-------- SOURCE EXCERPT
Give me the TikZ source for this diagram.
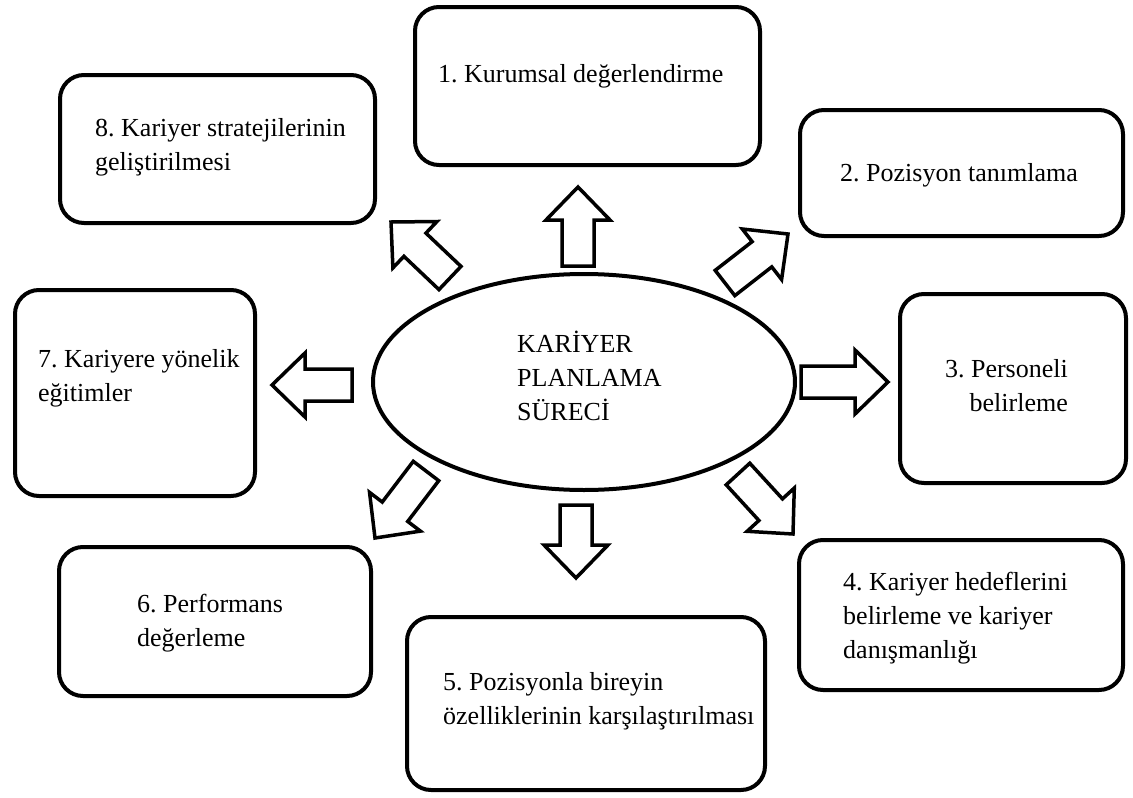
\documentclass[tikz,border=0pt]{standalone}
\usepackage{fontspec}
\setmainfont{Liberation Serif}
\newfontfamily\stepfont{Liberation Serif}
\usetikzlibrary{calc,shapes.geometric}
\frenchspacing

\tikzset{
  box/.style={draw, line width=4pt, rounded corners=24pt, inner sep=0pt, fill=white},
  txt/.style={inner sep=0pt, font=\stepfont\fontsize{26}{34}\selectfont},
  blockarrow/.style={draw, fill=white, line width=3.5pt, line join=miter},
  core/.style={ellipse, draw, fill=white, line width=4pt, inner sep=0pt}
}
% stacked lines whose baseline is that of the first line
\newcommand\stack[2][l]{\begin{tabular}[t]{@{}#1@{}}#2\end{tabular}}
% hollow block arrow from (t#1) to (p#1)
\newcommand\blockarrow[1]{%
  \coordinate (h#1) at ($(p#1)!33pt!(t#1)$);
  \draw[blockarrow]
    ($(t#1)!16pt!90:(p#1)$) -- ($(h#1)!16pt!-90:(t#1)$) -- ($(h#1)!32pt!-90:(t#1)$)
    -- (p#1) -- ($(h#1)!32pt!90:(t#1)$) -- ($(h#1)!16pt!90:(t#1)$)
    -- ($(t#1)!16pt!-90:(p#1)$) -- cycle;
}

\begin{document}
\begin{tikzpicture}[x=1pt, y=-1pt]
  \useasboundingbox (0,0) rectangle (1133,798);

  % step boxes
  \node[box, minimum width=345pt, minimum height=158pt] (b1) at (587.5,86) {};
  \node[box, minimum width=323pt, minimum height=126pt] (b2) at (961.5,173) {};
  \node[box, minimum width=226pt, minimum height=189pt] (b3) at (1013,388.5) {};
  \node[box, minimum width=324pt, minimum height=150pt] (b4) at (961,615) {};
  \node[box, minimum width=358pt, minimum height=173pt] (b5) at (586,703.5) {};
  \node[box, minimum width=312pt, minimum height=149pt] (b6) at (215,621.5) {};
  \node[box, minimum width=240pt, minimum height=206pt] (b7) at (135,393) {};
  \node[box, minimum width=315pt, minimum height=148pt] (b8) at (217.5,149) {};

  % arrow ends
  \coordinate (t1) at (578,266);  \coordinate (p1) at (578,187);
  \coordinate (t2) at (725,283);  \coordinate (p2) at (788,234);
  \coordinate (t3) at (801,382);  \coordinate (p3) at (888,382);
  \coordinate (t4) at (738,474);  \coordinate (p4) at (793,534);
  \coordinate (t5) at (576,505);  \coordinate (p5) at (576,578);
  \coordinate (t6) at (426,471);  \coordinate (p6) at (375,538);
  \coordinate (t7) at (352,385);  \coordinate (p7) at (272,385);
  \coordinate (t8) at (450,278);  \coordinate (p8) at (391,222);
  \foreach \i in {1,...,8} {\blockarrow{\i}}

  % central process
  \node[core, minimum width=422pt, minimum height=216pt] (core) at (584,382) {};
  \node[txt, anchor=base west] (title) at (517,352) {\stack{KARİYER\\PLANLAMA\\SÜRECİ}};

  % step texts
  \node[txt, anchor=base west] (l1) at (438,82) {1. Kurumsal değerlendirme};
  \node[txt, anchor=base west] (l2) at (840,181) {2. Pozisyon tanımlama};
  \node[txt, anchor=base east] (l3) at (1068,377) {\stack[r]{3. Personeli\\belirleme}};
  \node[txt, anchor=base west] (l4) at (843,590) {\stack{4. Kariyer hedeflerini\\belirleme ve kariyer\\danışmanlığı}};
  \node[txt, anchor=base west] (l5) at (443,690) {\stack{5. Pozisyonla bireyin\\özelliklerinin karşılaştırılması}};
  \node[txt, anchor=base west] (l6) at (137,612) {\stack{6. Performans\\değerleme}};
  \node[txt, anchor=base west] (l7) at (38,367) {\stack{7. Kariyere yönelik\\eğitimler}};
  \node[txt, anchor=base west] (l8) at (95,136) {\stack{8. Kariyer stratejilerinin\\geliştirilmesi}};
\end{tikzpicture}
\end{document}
----------------
EXERCISE REQUIREMENTS: Extract all the data above exactly, excluding every picture.

WRITTEN REPLY:
Give me the TikZ source for this diagram.
\documentclass[tikz,border=0pt]{standalone}
\usepackage{fontspec}
\setmainfont{Liberation Serif}
\newfontfamily\stepfont{Liberation Serif}
\usetikzlibrary{calc,shapes.geometric}
\frenchspacing

\tikzset{
  box/.style={draw, line width=4pt, rounded corners=24pt, inner sep=0pt, fill=white},
  txt/.style={inner sep=0pt, font=\stepfont\fontsize{26}{34}\selectfont},
  blockarrow/.style={draw, fill=white, line width=3.5pt, line join=miter},
  core/.style={ellipse, draw, fill=white, line width=4pt, inner sep=0pt}
}
% stacked lines whose baseline is that of the first line
\newcommand\stack[2][l]{\begin{tabular}[t]{@{}#1@{}}#2\end{tabular}}
% hollow block arrow from (t#1) to (p#1)
\newcommand\blockarrow[1]{%
  \coordinate (h#1) at ($(p#1)!33pt!(t#1)$);
  \draw[blockarrow]
    ($(t#1)!16pt!90:(p#1)$) -- ($(h#1)!16pt!-90:(t#1)$) -- ($(h#1)!32pt!-90:(t#1)$)
    -- (p#1) -- ($(h#1)!32pt!90:(t#1)$) -- ($(h#1)!16pt!90:(t#1)$)
    -- ($(t#1)!16pt!-90:(p#1)$) -- cycle;
}

\begin{document}
\begin{tikzpicture}[x=1pt, y=-1pt]
  \useasboundingbox (0,0) rectangle (1133,798);

  % step boxes
  \node[box, minimum width=345pt, minimum height=158pt] (b1) at (587.5,86) {};
  \node[box, minimum width=323pt, minimum height=126pt] (b2) at (961.5,173) {};
  \node[box, minimum width=226pt, minimum height=189pt] (b3) at (1013,388.5) {};
  \node[box, minimum width=324pt, minimum height=150pt] (b4) at (961,615) {};
  \node[box, minimum width=358pt, minimum height=173pt] (b5) at (586,703.5) {};
  \node[box, minimum width=312pt, minimum height=149pt] (b6) at (215,621.5) {};
  \node[box, minimum width=240pt, minimum height=206pt] (b7) at (135,393) {};
  \node[box, minimum width=315pt, minimum height=148pt] (b8) at (217.5,149) {};

  % arrow ends
  \coordinate (t1) at (578,266);  \coordinate (p1) at (578,187);
  \coordinate (t2) at (725,283);  \coordinate (p2) at (788,234);
  \coordinate (t3) at (801,382);  \coordinate (p3) at (888,382);
  \coordinate (t4) at (738,474);  \coordinate (p4) at (793,534);
  \coordinate (t5) at (576,505);  \coordinate (p5) at (576,578);
  \coordinate (t6) at (426,471);  \coordinate (p6) at (375,538);
  \coordinate (t7) at (352,385);  \coordinate (p7) at (272,385);
  \coordinate (t8) at (450,278);  \coordinate (p8) at (391,222);
  \foreach \i in {1,...,8} {\blockarrow{\i}}

  % central process
  \node[core, minimum width=422pt, minimum height=216pt] (core) at (584,382) {};
  \node[txt, anchor=base west] (title) at (517,352) {\stack{KARİYER\\PLANLAMA\\SÜRECİ}};

  % step texts
  \node[txt, anchor=base west] (l1) at (438,82) {1. Kurumsal değerlendirme};
  \node[txt, anchor=base west] (l2) at (840,181) {2. Pozisyon tanımlama};
  \node[txt, anchor=base east] (l3) at (1068,377) {\stack[r]{3. Personeli\\belirleme}};
  \node[txt, anchor=base west] (l4) at (843,590) {\stack{4. Kariyer hedeflerini\\belirleme ve kariyer\\danışmanlığı}};
  \node[txt, anchor=base west] (l5) at (443,690) {\stack{5. Pozisyonla bireyin\\özelliklerinin karşılaştırılması}};
  \node[txt, anchor=base west] (l6) at (137,612) {\stack{6. Performans\\değerleme}};
  \node[txt, anchor=base west] (l7) at (38,367) {\stack{7. Kariyere yönelik\\eğitimler}};
  \node[txt, anchor=base west] (l8) at (95,136) {\stack{8. Kariyer stratejilerinin\\geliştirilmesi}};
\end{tikzpicture}
\end{document}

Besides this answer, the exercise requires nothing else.